For Iowa: We haven’t been to the Sweet 16 since 1999, when Tom Davis’ final team — featuring J.R. Koch (Cooper’s dad), Dean Oliver, and Jess Settles — rode a 5-seed to the regional semis before falling to eventual national champion UConn. That’s 27 years of watching other programs cut down nets in March while Iowa was either home early or home entirely. REDACTED couldn’t get here. Todd Lickliter definitely couldn’t get here. Fran McCaffery, for all those top-25 rankings, couldn’t crack through. Ben McCollum did it in year one. A win Thursday would send Iowa to the Elite Eight for the first time since 1987. Let that one breathe.
For Nebraska: The Huskers have never — and I mean never — been to the Sweet 16 before this year. In nine all-time NCAA Tournament appearances, Nebraska had never won a single tournament game until Thursday when they beat Troy. Then they topped it by edging Vanderbilt 74-72 on a Braden Frager layup with 2.2 seconds left. Fred Hoiberg has built this program from the ground up, and the 28 wins this season are a program record. They started 20-0 and were ranked as high as No. 5 in the country. This is the best Nebraska basketball team ever, full stop. And while, yes, Ben McCollum has more D1 NCAA Tournament wins in two years of coaching at his level than the Huskers have in program history, this is going to be a BATTLE.
The Regular Season Series
Game 1 (Feb. 17, Iowa City): Iowa 57, Nebraska 52. Bennett Stirtz went off for 25 points and Cooper Koch chipped in 10 as Iowa handed then-No. 9 Nebraska just its fourth loss of the season. It was McCollum’s first signature win at Iowa. Defense dominated — both teams shot under 45%, and Iowa forced Nebraska into an uncharacteristically sloppy game.
Game 2 (March 8, Lincoln): Nebraska 84, Iowa 75 (OT). This one hurt. Iowa had four players in double figures — Koch (18), Kael Combs (18), Banks (12), Stirtz (11) — but Nebraska’s bench came alive. Reserve Cale Jacobsen scored 13 of his 15 points after halftime and hit the dagger three in overtime. Iowa actually forced OT on a Combs three with two seconds left, but ran out of gas in the extra frame as Nebraska outscored us 14-5.

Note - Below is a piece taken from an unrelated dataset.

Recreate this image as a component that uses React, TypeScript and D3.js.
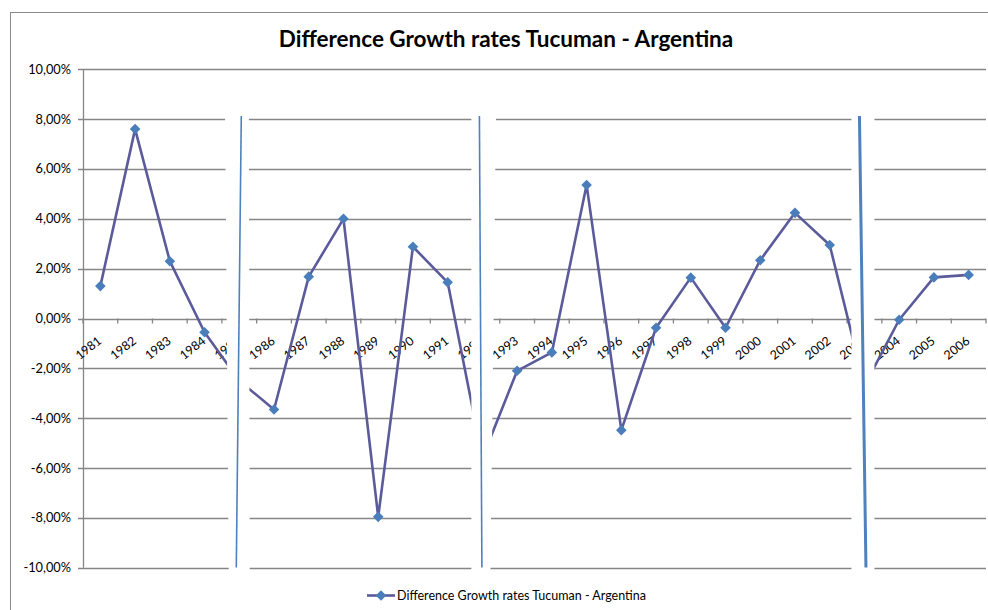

Ironically, if Iowa wins this one, perhaps they don’t land on the 9-line and end up in this position to knock off the Gators and come back for round three against the Huskers. But alas, it’s 1-1. Rubber match. Sweet 16. Rivalry game. Both teams playing for history.
The Bottom Line
Nebraska opened as a 2.5-point favorite, and honestly? That feels about right. They’re the higher seed, they have the better record, and they have a guy who used to wear the black and gold and has been on an absolute tear. But Iowa has something Nebraska doesn’t: the experience of already pulling off a massive upset this tournament. This team has been forged in fire over the last 72 hours.

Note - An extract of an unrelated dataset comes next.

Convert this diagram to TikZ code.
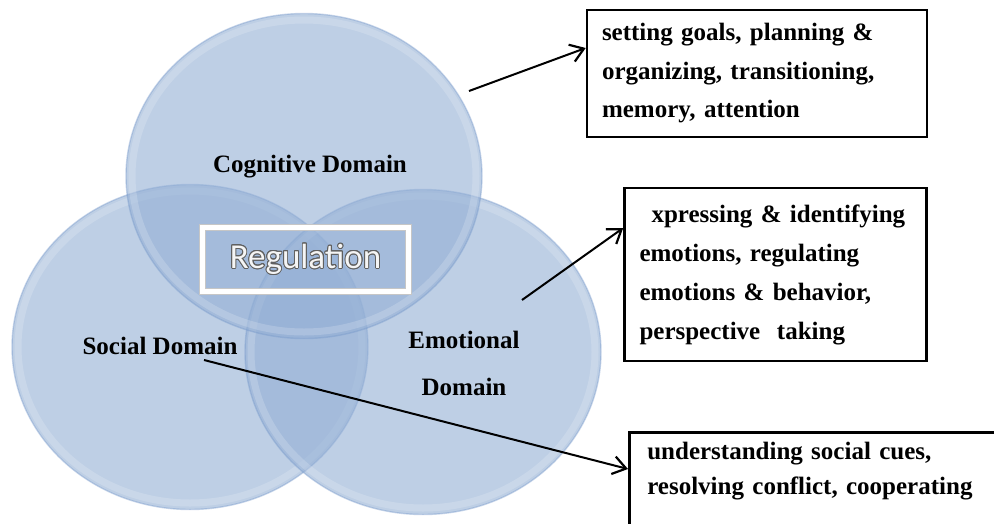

We split the regular season. We know their tendencies. They know ours. This is going to come down to execution, composure, and who makes the big plays in the final five minutes. I like our chances.
Here are the details for Thursday’s matchup in Houston.
Matchup: #9 Iowa Hawkeyes (23-12, 10-10) vs #4 Nebraska Cornhuskers (28-6, 15-5)
Date: Thursday, March 26
Tip Time: 6:30PM CT
TV: TBS/truTV
Location: Toyota Center, Houston, TX
FanDuel Opening Spread: Nebraska -2.5, O/U 134.5 (Nebraska -140/Iowa +116)
Let’s keep dancing until the clock strikes midnight!